● **Collected data**
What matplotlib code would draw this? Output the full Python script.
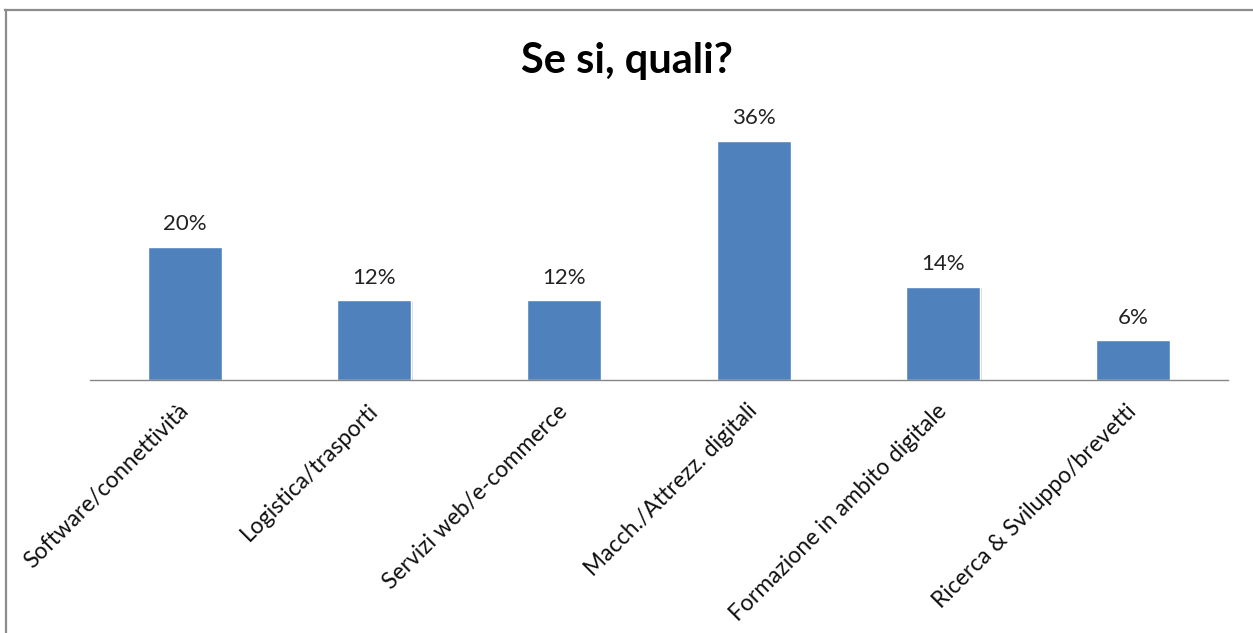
import matplotlib
matplotlib.use('Agg')
import matplotlib.pyplot as plt
import matplotlib.patheffects as pe
from matplotlib.lines import Line2D

categories = ['Software/connettività', 'Logistica/trasporti', 'Servizi web/e-commerce',
              'Macch./Attrezz. digitali', 'Formazione in ambito digitale',
              'Ricerca & Sviluppo/brevetti']
values = [20, 12, 12, 36, 14, 6]
labels = ['20%', '12%', '12%', '36%', '14%', '6%']

plt.rcParams['font.family'] = ['Lato', 'DejaVu Sans']

fig = plt.figure(figsize=(12.53, 6.33), dpi=100)
ax = fig.add_axes([0.0718, 0.3997, 0.9082, 0.4203])

x = range(len(categories))
bars = ax.bar(x, values, width=0.39, color='#4F81BD', edgecolor='white', linewidth=1,
              path_effects=[pe.SimplePatchShadow(offset=(1, -1), shadow_rgbFace='#bbbbbb', alpha=0.6),
                            pe.Normal()])

for b, lab in zip(bars, labels):
    ax.annotate(lab, (b.get_x() + b.get_width() / 2, b.get_height()),
                xytext=(0, 9), textcoords='offset points',
                ha='center', va='bottom', fontsize=16, color='#222222')

ax.set_xlim(-0.5, len(categories) - 0.5)
ax.set_ylim(0, 40)
ax.set_yticks([])
for s in ['top', 'right', 'left']:
    ax.spines[s].set_visible(False)
ax.spines['bottom'].set_color('#868686')
ax.spines['bottom'].set_linewidth(1)

ax.set_xticks(list(x))
ax.set_xticklabels(categories, rotation=45, ha='right', va='center',
                   rotation_mode='anchor', fontsize=16.5, color='#111111')
ax.tick_params(axis='x', length=0, pad=20)

fig.text(0.5, 0.903, 'Se si, quali?', ha='center', va='center',
         fontsize=30, fontweight='bold')

# outer frame (top and left edges visible)
top = 1 - 10 / 633
fig.add_artist(Line2D([5 / 1253, 1], [top, top], color='#8c8c8c', lw=1.6,
                      transform=fig.transFigure))
fig.add_artist(Line2D([6 / 1253, 6 / 1253], [0, top], color='#8c8c8c', lw=1.6,
                      transform=fig.transFigure))

fig.savefig('out.png', dpi=100, facecolor='white')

● **Stated task**
From the first line above through the line containing "from matplotlib.lines import Line2D", copy everything exactly, without the pictures.

● **Solved problem**
What matplotlib code would draw this? Output the full Python script.
import matplotlib
matplotlib.use('Agg')
import matplotlib.pyplot as plt
import matplotlib.patheffects as pe
from matplotlib.lines import Line2D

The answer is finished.